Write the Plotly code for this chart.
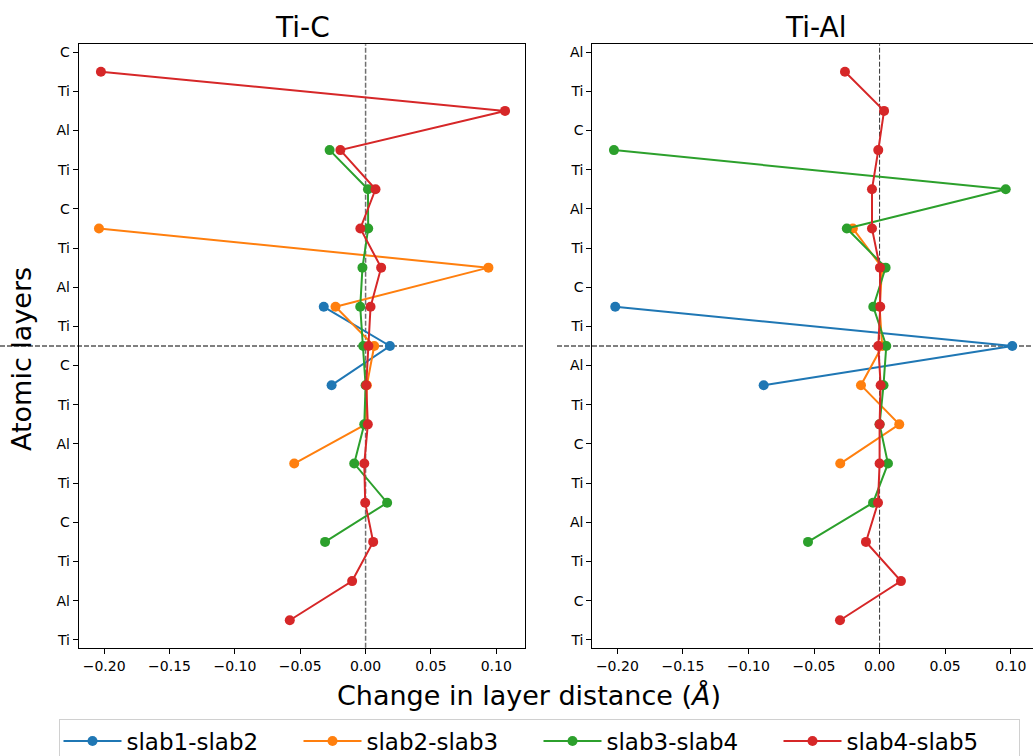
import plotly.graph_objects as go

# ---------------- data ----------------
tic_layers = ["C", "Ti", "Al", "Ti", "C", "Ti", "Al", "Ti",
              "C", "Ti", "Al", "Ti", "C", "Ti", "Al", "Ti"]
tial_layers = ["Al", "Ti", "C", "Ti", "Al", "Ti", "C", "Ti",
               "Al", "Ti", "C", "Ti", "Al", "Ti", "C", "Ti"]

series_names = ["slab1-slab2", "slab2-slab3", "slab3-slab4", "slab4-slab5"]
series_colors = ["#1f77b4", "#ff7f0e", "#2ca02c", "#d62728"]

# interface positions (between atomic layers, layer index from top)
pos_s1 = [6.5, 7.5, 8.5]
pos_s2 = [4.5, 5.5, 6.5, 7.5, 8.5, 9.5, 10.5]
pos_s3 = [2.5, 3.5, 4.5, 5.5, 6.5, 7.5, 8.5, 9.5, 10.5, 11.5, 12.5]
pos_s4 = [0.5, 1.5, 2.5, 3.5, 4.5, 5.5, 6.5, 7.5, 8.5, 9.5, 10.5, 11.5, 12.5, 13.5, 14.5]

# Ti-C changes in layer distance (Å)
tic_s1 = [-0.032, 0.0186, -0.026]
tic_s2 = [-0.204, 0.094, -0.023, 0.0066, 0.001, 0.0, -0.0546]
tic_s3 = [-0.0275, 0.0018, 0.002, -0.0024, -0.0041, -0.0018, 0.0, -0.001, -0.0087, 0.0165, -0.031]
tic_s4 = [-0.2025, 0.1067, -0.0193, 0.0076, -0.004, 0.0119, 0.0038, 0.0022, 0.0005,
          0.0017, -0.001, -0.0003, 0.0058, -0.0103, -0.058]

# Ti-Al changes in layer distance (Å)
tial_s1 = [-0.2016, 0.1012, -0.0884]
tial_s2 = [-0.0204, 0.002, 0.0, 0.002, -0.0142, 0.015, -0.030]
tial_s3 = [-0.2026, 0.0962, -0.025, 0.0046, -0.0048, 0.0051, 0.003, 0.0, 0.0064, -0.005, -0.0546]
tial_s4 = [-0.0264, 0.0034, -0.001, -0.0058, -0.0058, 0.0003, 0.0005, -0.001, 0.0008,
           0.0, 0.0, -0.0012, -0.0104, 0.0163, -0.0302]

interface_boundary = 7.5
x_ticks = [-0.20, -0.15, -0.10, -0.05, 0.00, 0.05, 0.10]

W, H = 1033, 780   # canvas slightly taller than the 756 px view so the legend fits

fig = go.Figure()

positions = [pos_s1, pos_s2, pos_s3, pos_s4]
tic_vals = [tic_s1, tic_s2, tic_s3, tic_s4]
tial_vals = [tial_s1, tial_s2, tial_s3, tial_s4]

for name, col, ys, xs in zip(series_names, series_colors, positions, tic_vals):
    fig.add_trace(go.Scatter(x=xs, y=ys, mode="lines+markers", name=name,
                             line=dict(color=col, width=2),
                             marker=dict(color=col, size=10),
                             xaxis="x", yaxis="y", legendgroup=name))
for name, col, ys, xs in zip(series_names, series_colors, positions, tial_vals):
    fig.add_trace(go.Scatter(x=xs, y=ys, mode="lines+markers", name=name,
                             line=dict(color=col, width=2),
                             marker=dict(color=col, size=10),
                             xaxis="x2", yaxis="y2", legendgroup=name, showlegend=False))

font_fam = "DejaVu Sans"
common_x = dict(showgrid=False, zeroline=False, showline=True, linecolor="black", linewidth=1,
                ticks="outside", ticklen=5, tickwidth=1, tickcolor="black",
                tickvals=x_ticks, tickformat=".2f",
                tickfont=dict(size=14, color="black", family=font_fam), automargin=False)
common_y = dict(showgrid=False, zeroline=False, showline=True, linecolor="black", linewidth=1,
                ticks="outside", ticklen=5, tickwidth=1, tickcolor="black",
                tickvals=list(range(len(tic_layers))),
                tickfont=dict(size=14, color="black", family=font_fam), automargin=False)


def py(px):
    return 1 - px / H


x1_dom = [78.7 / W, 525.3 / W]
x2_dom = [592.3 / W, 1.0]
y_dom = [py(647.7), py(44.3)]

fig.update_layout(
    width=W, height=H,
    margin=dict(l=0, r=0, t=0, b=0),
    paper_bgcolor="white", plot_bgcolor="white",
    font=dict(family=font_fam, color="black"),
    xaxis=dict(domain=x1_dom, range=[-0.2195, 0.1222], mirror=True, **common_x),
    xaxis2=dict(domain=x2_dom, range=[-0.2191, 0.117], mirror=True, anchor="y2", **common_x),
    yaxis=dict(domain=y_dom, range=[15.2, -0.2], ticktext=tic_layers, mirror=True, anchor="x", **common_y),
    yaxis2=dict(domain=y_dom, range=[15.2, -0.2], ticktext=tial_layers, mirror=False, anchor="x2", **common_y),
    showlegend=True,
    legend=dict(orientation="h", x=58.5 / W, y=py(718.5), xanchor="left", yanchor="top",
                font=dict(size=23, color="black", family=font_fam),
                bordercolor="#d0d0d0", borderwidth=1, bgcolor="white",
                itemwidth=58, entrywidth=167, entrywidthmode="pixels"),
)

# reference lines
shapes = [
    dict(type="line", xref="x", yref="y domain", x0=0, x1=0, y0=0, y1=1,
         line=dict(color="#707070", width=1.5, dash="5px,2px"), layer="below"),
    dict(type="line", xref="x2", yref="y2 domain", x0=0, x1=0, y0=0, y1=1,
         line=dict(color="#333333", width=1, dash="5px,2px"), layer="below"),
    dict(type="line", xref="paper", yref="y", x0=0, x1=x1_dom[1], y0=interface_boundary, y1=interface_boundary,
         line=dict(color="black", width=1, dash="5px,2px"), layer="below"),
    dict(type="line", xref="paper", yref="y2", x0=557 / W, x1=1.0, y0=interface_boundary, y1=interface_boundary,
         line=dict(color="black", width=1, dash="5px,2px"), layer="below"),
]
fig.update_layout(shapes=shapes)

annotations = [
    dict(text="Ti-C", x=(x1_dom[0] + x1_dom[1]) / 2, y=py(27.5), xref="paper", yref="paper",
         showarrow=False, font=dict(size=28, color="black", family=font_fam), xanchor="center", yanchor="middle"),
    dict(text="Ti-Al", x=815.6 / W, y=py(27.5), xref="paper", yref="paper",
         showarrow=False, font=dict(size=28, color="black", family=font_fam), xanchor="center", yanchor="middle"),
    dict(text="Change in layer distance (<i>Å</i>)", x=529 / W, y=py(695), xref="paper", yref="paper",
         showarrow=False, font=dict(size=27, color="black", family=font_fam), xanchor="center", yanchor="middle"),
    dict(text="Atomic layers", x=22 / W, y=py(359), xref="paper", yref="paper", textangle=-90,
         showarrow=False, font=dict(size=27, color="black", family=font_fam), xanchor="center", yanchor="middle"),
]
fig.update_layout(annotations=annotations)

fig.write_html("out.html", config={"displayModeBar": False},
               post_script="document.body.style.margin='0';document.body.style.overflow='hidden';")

* * *

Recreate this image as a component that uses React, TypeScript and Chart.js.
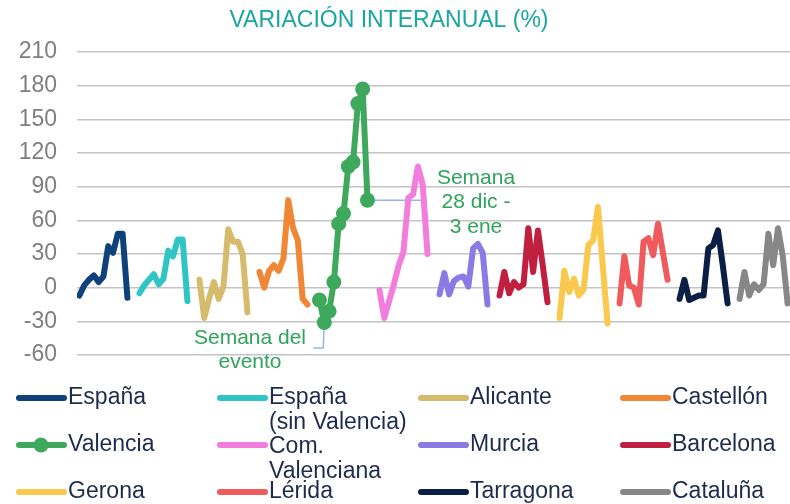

...

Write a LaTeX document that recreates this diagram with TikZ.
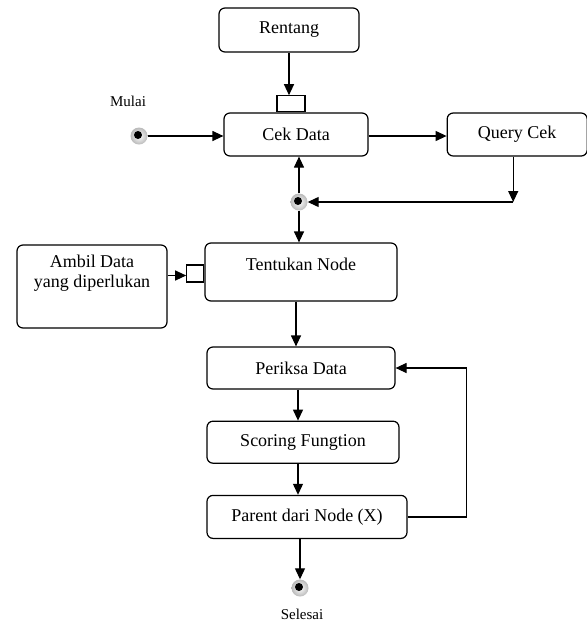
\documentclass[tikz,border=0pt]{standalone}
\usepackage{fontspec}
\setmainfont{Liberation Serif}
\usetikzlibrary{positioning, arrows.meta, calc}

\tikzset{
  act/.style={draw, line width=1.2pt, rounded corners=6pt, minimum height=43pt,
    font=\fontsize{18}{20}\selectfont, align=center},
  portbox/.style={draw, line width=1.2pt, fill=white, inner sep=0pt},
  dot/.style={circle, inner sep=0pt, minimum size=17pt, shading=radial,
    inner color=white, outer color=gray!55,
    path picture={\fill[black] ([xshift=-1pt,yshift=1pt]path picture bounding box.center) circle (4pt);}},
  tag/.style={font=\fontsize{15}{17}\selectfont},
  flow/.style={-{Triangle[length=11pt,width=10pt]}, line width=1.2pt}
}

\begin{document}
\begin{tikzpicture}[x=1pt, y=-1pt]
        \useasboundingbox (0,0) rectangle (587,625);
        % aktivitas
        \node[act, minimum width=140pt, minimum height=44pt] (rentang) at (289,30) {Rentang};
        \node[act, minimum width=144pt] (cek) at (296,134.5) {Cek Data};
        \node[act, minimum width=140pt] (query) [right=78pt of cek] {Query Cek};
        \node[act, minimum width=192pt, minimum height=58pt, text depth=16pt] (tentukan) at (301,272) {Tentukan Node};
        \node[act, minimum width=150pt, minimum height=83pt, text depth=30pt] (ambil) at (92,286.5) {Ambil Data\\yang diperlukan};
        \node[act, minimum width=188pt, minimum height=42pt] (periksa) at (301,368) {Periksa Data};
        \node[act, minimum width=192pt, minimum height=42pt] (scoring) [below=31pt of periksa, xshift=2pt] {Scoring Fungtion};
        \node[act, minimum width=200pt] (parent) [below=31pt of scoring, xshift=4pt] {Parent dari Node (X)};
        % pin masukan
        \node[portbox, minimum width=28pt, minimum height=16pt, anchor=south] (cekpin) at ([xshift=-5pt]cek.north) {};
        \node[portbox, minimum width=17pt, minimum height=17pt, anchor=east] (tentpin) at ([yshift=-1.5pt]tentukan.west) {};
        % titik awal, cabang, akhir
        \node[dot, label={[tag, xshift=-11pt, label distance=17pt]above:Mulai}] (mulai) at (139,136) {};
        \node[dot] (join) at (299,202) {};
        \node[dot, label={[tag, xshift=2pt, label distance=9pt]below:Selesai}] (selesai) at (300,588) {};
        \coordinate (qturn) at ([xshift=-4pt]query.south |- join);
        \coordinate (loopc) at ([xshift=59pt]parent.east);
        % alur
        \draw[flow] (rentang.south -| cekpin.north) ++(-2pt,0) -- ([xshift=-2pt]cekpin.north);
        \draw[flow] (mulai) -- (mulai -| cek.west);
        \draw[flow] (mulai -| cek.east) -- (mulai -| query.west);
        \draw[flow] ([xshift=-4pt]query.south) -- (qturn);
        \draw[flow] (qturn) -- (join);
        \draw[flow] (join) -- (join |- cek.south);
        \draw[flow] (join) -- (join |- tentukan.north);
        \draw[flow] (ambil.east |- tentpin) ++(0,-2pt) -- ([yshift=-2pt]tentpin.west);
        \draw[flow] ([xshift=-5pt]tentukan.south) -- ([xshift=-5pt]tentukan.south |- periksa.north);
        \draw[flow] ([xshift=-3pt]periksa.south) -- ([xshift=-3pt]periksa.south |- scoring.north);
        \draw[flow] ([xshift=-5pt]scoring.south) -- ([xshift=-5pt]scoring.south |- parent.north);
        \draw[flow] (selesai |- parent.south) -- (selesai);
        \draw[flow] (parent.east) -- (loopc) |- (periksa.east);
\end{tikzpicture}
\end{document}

» Problem description
Work out how many lines above have the string "this" in them, and give only the number.

» Answer to the task
3